Requirement:
Below are some records. Say how many of their lines contain the string "this", and give nothing but the number.
>> START
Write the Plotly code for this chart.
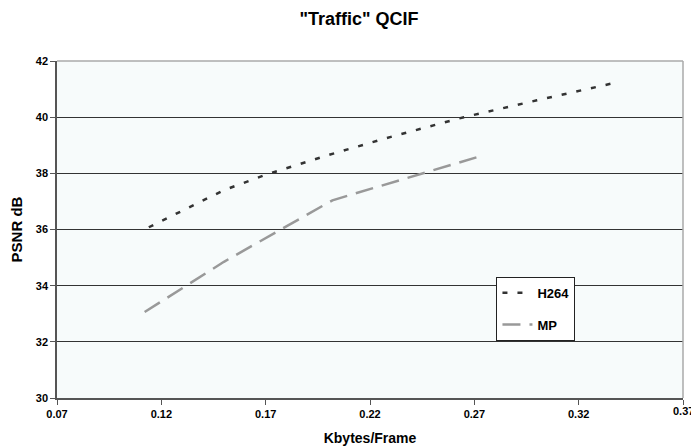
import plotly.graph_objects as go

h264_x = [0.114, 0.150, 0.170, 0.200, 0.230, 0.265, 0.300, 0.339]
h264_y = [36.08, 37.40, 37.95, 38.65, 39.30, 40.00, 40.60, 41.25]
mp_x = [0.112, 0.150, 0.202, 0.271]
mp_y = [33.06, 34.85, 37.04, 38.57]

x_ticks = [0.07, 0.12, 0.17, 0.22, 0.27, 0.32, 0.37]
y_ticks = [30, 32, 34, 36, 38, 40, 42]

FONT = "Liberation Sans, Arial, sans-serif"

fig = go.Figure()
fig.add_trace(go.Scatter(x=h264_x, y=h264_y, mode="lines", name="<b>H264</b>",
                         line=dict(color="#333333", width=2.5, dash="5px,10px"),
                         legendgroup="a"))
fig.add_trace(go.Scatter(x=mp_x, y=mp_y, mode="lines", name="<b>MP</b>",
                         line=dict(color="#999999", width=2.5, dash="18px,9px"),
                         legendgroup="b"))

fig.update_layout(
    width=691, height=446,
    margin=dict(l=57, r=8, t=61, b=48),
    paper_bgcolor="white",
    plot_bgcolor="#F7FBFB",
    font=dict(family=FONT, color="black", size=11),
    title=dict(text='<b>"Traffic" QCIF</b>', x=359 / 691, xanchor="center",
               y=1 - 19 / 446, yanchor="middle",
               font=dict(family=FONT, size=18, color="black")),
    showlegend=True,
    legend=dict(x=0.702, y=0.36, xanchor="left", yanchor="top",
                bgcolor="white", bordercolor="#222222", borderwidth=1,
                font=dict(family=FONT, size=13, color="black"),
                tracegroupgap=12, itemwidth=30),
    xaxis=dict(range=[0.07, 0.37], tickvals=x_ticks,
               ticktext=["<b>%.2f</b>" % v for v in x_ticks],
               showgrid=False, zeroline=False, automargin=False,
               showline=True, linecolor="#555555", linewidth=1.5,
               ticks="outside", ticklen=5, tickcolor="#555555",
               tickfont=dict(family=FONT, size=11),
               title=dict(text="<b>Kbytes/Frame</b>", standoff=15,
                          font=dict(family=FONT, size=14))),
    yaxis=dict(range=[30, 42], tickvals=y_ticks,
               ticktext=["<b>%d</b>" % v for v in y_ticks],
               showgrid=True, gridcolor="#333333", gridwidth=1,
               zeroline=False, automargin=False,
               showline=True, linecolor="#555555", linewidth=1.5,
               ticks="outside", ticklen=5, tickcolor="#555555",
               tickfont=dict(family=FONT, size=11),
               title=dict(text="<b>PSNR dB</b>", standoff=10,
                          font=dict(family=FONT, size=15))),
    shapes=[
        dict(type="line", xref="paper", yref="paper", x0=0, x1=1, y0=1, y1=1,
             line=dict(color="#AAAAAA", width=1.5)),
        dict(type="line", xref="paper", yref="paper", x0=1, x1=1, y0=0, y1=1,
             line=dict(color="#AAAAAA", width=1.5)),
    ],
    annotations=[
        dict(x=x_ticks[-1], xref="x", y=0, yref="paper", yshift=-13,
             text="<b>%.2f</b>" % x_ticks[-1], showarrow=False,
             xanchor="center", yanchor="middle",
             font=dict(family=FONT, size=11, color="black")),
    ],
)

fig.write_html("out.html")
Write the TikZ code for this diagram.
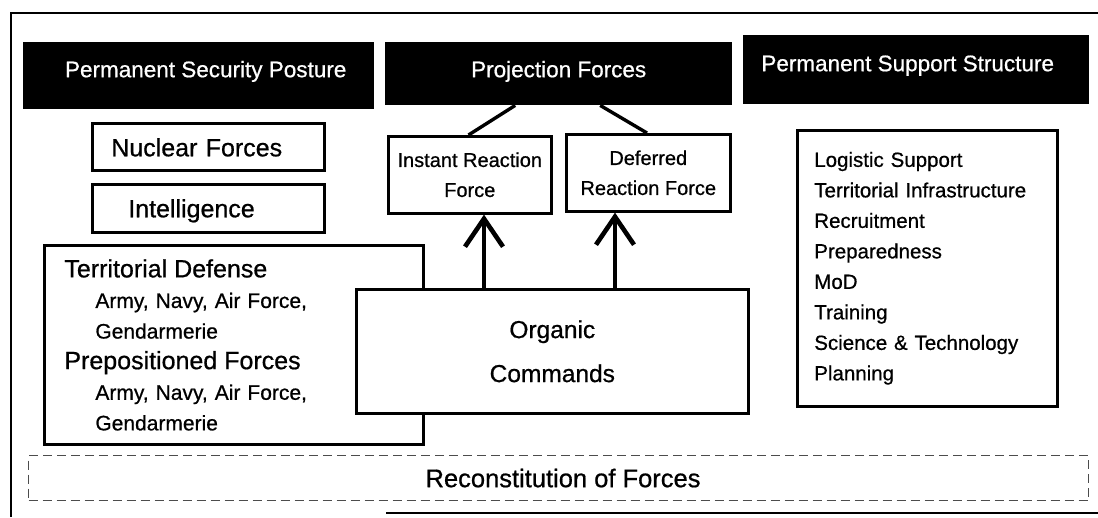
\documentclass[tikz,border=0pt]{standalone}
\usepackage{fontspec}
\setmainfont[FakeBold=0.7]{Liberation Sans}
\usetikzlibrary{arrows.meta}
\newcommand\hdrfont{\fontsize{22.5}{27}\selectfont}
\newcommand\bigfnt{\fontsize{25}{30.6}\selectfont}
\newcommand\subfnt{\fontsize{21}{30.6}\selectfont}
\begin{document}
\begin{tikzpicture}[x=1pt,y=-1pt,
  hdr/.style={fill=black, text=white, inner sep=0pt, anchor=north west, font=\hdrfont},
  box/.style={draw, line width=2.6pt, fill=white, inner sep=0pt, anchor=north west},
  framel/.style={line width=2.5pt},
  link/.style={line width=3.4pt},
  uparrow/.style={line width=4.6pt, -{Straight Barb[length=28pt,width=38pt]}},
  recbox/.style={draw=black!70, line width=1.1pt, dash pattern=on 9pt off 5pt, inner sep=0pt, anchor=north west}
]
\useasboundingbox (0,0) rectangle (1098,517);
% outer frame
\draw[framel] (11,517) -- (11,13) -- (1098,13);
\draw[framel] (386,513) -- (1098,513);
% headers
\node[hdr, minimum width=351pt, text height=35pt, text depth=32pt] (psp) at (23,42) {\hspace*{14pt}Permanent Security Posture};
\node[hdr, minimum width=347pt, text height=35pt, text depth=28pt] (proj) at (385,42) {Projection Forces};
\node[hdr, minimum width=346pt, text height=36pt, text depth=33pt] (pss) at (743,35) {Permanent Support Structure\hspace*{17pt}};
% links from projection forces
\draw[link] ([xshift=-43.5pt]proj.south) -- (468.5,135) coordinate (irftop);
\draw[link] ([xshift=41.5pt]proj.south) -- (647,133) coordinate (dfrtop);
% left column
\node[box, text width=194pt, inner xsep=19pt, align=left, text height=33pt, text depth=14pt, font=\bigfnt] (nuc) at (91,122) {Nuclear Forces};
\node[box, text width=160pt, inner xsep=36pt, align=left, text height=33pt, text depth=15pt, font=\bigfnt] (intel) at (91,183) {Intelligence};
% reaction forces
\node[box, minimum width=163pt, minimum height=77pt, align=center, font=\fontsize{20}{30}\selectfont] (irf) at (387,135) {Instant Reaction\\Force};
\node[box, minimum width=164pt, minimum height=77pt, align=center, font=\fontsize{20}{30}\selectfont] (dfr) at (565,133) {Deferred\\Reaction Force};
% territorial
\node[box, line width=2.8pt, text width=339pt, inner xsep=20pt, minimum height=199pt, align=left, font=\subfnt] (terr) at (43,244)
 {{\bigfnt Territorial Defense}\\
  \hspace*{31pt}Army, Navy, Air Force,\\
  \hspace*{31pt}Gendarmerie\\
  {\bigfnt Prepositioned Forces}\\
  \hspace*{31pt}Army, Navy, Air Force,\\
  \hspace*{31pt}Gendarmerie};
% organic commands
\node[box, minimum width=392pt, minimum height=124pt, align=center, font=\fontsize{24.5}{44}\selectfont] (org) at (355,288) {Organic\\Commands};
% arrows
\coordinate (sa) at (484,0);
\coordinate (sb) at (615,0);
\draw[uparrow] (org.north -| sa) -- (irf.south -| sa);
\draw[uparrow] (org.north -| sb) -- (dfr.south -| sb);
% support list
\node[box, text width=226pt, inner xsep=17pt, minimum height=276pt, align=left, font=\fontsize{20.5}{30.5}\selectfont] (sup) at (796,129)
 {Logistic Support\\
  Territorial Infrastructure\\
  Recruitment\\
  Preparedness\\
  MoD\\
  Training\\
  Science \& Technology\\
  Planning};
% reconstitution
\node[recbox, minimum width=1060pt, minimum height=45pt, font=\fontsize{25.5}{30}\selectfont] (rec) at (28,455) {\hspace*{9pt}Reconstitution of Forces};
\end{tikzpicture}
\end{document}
>> END
Result:
2